- **Requirement**: Retype only the lines running from the beginning of the entries below to the line with "const chart = echarts.init(document.getElementById('chart'))", both included. Do not include pictures.

- **Excerpt from a dataset**:
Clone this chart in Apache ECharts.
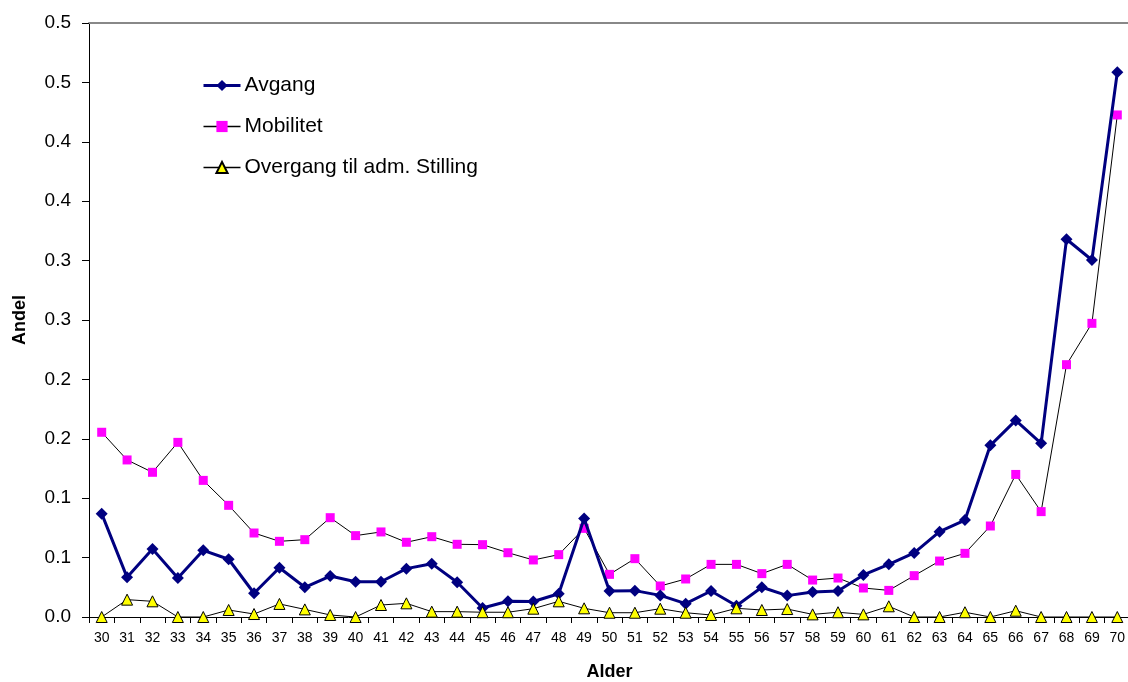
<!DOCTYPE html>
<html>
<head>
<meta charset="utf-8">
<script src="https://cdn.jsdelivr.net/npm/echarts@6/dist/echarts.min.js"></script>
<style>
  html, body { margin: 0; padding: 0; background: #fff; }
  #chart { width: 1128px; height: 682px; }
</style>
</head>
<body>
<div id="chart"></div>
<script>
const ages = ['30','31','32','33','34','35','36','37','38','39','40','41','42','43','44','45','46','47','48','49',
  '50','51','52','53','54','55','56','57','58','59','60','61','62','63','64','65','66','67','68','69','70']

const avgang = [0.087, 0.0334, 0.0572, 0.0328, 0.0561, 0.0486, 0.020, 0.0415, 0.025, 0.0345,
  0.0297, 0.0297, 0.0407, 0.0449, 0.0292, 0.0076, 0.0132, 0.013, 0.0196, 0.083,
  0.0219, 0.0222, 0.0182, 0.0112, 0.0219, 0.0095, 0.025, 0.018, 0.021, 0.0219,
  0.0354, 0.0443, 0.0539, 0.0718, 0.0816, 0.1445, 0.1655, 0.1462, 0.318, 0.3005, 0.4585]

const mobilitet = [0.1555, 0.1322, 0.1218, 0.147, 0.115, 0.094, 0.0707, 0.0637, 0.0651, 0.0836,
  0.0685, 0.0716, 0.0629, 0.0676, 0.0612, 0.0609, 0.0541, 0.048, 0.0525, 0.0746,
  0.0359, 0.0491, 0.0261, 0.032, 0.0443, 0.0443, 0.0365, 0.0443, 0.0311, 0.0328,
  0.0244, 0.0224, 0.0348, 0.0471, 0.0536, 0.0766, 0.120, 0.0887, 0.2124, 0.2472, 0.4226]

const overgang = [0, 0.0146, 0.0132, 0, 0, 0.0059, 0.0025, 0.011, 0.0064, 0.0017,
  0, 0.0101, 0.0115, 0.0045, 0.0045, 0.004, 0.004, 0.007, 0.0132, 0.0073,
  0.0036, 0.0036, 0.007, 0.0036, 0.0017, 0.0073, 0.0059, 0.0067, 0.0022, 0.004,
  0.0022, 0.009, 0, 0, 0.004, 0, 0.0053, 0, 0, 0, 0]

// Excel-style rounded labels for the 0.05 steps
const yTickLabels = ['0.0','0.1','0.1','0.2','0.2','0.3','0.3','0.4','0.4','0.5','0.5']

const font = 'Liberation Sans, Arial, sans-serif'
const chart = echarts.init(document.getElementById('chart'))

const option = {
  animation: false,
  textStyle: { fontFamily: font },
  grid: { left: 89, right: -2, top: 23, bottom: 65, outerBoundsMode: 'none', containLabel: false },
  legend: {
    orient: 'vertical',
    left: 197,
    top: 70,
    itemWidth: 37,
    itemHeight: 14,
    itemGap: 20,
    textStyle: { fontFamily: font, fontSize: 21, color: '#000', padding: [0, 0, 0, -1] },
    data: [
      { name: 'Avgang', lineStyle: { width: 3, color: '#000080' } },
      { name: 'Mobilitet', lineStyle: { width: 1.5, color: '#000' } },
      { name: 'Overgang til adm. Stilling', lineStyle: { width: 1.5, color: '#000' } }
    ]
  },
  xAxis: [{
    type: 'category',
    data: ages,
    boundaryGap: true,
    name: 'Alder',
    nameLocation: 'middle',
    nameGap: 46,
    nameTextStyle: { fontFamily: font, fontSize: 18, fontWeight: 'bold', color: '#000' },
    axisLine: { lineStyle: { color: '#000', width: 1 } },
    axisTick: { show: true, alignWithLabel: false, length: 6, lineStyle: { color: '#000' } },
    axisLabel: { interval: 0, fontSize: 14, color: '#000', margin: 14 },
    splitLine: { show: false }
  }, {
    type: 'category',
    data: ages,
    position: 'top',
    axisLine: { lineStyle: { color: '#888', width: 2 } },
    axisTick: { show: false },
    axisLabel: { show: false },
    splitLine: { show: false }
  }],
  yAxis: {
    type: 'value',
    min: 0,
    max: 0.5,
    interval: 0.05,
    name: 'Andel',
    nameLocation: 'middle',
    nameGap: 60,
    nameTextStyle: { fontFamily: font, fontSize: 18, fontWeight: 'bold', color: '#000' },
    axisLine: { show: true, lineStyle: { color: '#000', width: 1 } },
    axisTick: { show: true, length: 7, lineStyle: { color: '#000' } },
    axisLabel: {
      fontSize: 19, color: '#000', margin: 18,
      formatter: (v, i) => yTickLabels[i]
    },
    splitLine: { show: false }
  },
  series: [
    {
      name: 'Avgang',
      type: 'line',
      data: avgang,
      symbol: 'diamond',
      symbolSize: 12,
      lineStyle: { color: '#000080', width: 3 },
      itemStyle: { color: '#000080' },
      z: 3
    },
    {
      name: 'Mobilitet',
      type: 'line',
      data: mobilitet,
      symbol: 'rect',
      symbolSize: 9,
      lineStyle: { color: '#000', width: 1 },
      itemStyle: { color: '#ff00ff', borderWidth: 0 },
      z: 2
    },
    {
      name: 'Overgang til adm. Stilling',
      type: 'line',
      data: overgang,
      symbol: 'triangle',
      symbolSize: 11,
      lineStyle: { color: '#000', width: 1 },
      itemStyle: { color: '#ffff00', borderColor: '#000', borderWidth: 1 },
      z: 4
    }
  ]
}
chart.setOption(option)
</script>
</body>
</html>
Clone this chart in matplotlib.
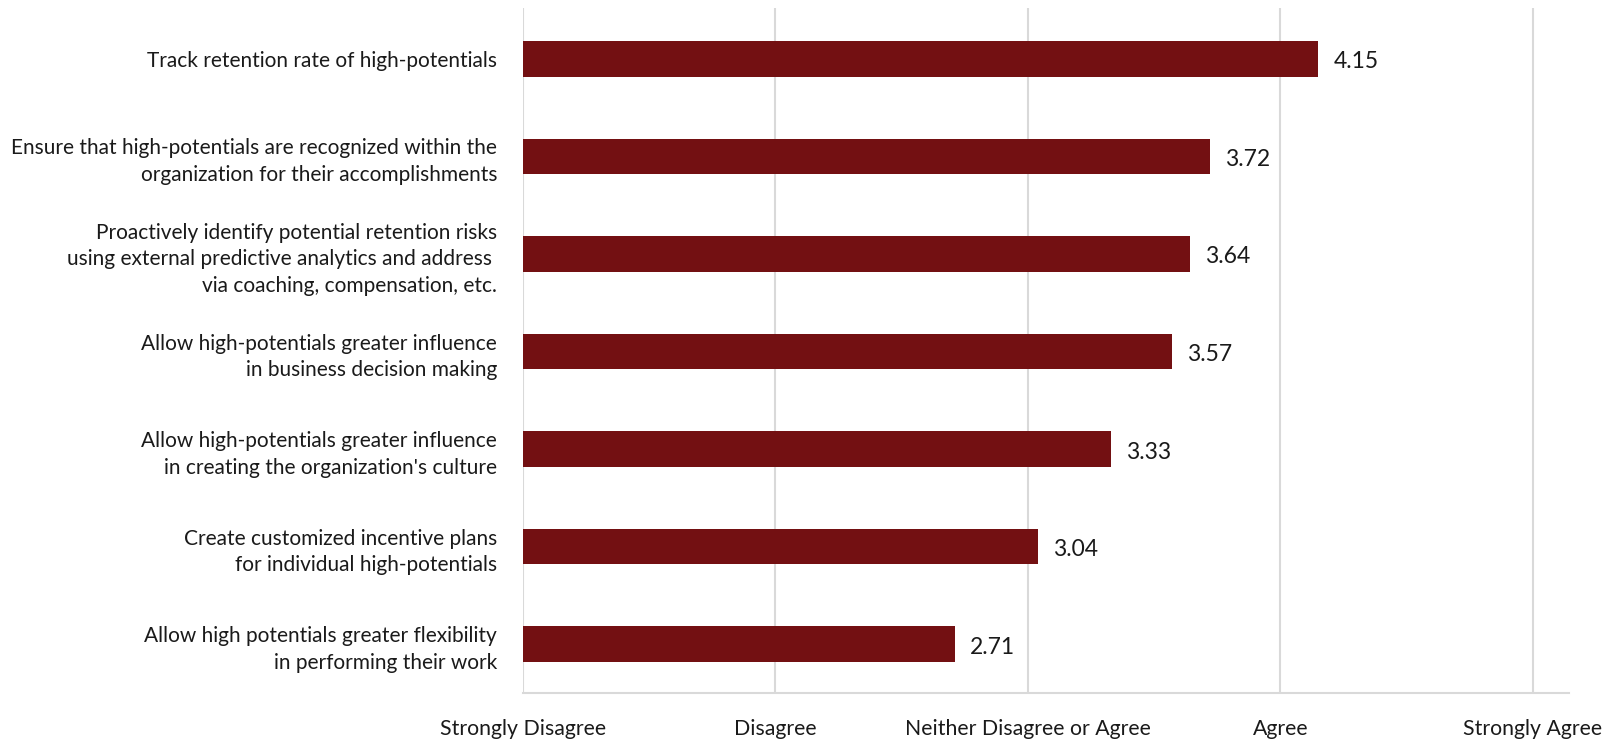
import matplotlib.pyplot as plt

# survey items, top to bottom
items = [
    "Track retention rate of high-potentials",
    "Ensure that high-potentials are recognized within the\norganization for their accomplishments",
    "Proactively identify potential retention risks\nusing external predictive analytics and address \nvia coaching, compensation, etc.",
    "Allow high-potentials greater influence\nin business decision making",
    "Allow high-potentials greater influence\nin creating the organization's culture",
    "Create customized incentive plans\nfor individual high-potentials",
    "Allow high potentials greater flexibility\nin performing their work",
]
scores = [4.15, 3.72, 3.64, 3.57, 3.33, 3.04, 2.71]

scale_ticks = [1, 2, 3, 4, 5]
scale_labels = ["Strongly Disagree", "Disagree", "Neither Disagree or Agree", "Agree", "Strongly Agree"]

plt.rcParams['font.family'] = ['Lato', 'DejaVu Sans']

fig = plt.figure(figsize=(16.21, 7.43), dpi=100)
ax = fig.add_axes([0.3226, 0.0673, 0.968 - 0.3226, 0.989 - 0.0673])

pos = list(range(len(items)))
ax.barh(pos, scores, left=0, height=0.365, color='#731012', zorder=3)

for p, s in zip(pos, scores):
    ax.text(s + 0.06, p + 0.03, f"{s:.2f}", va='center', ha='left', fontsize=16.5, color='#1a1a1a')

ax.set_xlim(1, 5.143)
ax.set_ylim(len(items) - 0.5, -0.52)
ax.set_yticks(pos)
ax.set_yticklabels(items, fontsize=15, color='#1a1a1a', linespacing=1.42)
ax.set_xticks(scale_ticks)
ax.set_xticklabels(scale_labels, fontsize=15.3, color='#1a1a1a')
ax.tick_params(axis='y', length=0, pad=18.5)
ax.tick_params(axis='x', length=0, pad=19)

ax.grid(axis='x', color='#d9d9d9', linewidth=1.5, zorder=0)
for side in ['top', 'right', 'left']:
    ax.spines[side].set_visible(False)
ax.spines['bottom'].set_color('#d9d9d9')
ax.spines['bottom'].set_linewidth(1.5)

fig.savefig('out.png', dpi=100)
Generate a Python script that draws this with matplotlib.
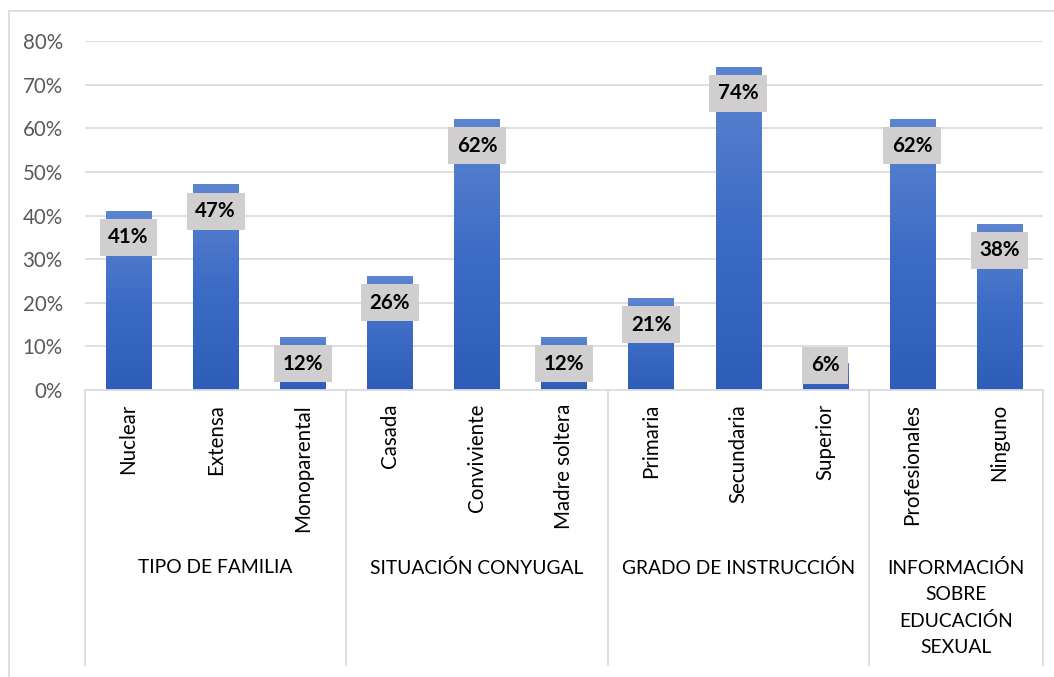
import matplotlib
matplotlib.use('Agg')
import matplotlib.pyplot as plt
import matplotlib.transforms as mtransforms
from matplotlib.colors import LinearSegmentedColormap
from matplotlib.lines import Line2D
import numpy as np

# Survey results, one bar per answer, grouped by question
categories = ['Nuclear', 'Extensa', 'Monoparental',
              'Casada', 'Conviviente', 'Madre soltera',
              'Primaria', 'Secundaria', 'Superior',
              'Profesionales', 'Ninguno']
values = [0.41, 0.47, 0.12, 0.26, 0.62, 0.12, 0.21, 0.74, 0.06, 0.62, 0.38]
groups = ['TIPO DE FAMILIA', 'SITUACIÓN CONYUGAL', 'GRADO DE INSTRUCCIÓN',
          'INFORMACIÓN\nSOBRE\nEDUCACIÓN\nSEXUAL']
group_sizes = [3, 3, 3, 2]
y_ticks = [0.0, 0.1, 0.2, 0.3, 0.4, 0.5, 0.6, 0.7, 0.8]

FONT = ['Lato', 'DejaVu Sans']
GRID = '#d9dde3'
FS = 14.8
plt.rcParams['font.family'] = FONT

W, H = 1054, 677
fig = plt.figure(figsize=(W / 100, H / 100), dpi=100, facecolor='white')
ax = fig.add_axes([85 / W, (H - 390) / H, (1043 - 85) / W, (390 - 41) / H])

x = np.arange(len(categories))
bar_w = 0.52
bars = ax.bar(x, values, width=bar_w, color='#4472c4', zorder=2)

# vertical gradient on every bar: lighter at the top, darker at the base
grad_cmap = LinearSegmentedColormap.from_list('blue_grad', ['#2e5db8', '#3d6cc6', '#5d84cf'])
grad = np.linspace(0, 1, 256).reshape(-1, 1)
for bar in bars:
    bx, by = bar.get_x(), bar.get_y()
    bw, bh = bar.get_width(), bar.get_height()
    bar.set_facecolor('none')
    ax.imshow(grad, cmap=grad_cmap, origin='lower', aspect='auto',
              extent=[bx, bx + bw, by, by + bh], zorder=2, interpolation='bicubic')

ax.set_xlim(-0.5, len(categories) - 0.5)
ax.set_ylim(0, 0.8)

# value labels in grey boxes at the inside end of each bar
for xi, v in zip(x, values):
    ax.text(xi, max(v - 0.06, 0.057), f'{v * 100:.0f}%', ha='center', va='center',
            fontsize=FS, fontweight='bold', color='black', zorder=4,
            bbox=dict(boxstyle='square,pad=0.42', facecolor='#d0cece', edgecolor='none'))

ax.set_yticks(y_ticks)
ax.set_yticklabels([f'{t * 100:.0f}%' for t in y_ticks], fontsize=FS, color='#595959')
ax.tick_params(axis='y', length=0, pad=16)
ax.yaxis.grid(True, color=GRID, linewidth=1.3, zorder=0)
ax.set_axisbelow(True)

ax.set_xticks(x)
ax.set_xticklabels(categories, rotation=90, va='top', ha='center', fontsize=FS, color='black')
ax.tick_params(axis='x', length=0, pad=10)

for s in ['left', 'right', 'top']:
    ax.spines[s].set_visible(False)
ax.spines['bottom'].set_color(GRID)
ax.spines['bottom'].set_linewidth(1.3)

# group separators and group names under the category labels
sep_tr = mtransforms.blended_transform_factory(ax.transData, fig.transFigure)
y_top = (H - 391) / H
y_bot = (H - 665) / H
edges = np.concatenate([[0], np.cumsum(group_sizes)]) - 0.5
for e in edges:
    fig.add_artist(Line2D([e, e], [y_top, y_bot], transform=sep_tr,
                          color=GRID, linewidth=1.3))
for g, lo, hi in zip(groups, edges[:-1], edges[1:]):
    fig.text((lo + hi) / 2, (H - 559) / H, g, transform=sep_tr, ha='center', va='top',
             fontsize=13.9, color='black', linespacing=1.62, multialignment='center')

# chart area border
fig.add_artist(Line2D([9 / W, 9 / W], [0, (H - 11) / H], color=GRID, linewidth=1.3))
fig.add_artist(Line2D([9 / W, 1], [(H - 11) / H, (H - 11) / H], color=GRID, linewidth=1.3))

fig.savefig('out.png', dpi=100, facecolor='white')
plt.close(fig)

- **The completed task**:
Clone this chart in Apache ECharts.
<!DOCTYPE html>
<html>
<head>
<meta charset="utf-8">
<script src="https://cdn.jsdelivr.net/npm/echarts@6/dist/echarts.min.js"></script>
<style>
  html, body { margin: 0; padding: 0; background: #fff; }
  #chart { width: 1128px; height: 682px; }
</style>
</head>
<body>
<div id="chart"></div>
<script>
const ages = ['30','31','32','33','34','35','36','37','38','39','40','41','42','43','44','45','46','47','48','49',
  '50','51','52','53','54','55','56','57','58','59','60','61','62','63','64','65','66','67','68','69','70']

const avgang = [0.087, 0.0334, 0.0572, 0.0328, 0.0561, 0.0486, 0.020, 0.0415, 0.025, 0.0345,
  0.0297, 0.0297, 0.0407, 0.0449, 0.0292, 0.0076, 0.0132, 0.013, 0.0196, 0.083,
  0.0219, 0.0222, 0.0182, 0.0112, 0.0219, 0.0095, 0.025, 0.018, 0.021, 0.0219,
  0.0354, 0.0443, 0.0539, 0.0718, 0.0816, 0.1445, 0.1655, 0.1462, 0.318, 0.3005, 0.4585]

const mobilitet = [0.1555, 0.1322, 0.1218, 0.147, 0.115, 0.094, 0.0707, 0.0637, 0.0651, 0.0836,
  0.0685, 0.0716, 0.0629, 0.0676, 0.0612, 0.0609, 0.0541, 0.048, 0.0525, 0.0746,
  0.0359, 0.0491, 0.0261, 0.032, 0.0443, 0.0443, 0.0365, 0.0443, 0.0311, 0.0328,
  0.0244, 0.0224, 0.0348, 0.0471, 0.0536, 0.0766, 0.120, 0.0887, 0.2124, 0.2472, 0.4226]

const overgang = [0, 0.0146, 0.0132, 0, 0, 0.0059, 0.0025, 0.011, 0.0064, 0.0017,
  0, 0.0101, 0.0115, 0.0045, 0.0045, 0.004, 0.004, 0.007, 0.0132, 0.0073,
  0.0036, 0.0036, 0.007, 0.0036, 0.0017, 0.0073, 0.0059, 0.0067, 0.0022, 0.004,
  0.0022, 0.009, 0, 0, 0.004, 0, 0.0053, 0, 0, 0, 0]

// Excel-style rounded labels for the 0.05 steps
const yTickLabels = ['0.0','0.1','0.1','0.2','0.2','0.3','0.3','0.4','0.4','0.5','0.5']

const font = 'Liberation Sans, Arial, sans-serif'
const chart = echarts.init(document.getElementById('chart'))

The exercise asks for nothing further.